Curious Notions
- First edition
- Author: Harry Turtledove
- Cover artist: Kazuhiko Sano
- Language: English
- Series: Crosstime Traffic
- Genre: Alternate history
- Publisher: Tor Books
- Publication date: October 7, 2004
- Publication place: United States
- Media type: Print (Hardback & Paperback)
- Pages: 272
- ISBN: 0-7653-0694-8
- OCLC: 54974366
- Dewey Decimal: 813/.54 22
- LC Class: PS3570.U76 C87 2004
- Preceded by: Gunpowder Empire
- Followed by: In High Places

= Curious Notions =

2004 novel by Harry Turtledove

Curious Notions is an alternate history novel by Harry Turtledove. It is a part of the Crosstime Traffic series. In Curious Notions, the Central Powers won World War I prior to the United States entering the war. Subsequently, the German Empire invaded and conquered the United States in the 1950s. The story is set 150 years later, in German-occupied San Francisco. The main plot deals with time travelers from our universe establishing an electronics shop in San Francisco, coming under the suspicion of both the German authorities and the Tongs while preventing the Germans from duplicating the time travel technology.

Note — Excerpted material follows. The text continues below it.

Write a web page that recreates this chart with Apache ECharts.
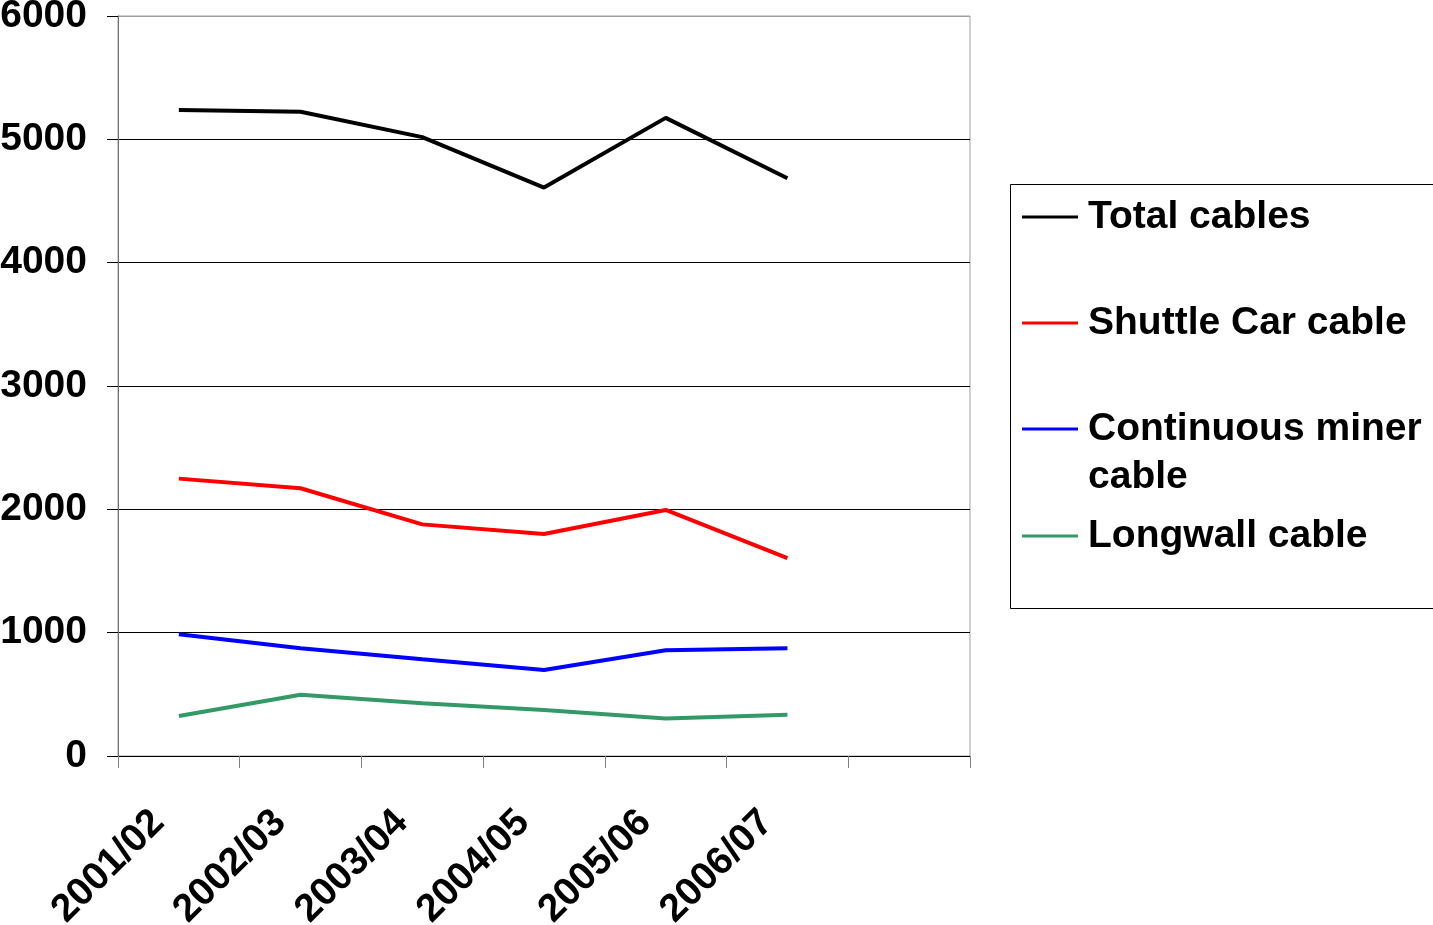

==Backstory leading up to the plot==
The Central Powers win by managing to knock out France and the British Expeditionary Force in the west towards the beginning of the war. Then they defeat Russia before the United States can intervene. A few years later, the German Empire intervenes in the Russian Revolution and defeats the Bolsheviks, but the Russian Empire is mostly divided and therefore no longer a great power. Britain and France tried to stop Germany's power again in the late 1930s, but since the United States does not intervene, they lose and Germany gains control over Europe and its sphere of influence. Germany is also able to restore the monarchies of Brazil, China and Portugal.

Since Germany never persecuted the Jewish people of their country, they discovered the atomic bomb and gain further dominance. The United States was largely ignorant of the power of these bombs and as a result lost World War III when it broke out in 1956. It resulted in the nuclear destruction of most major cities in the United States. San Francisco, the setting, is intact because the United States was able to shoot some of the German bombers down before they could reach the city.

A side effect of the US being dominated by Germany is soccer becoming the most popular spectator sport in the American society, largely displacing baseball.

==Literary significance and reception==
Roland J. Green reviewing for Booklist said that a "well-constructed world, superior characterization, and some serious analysis of the ethics of cross-time travel all make the yarn a winner."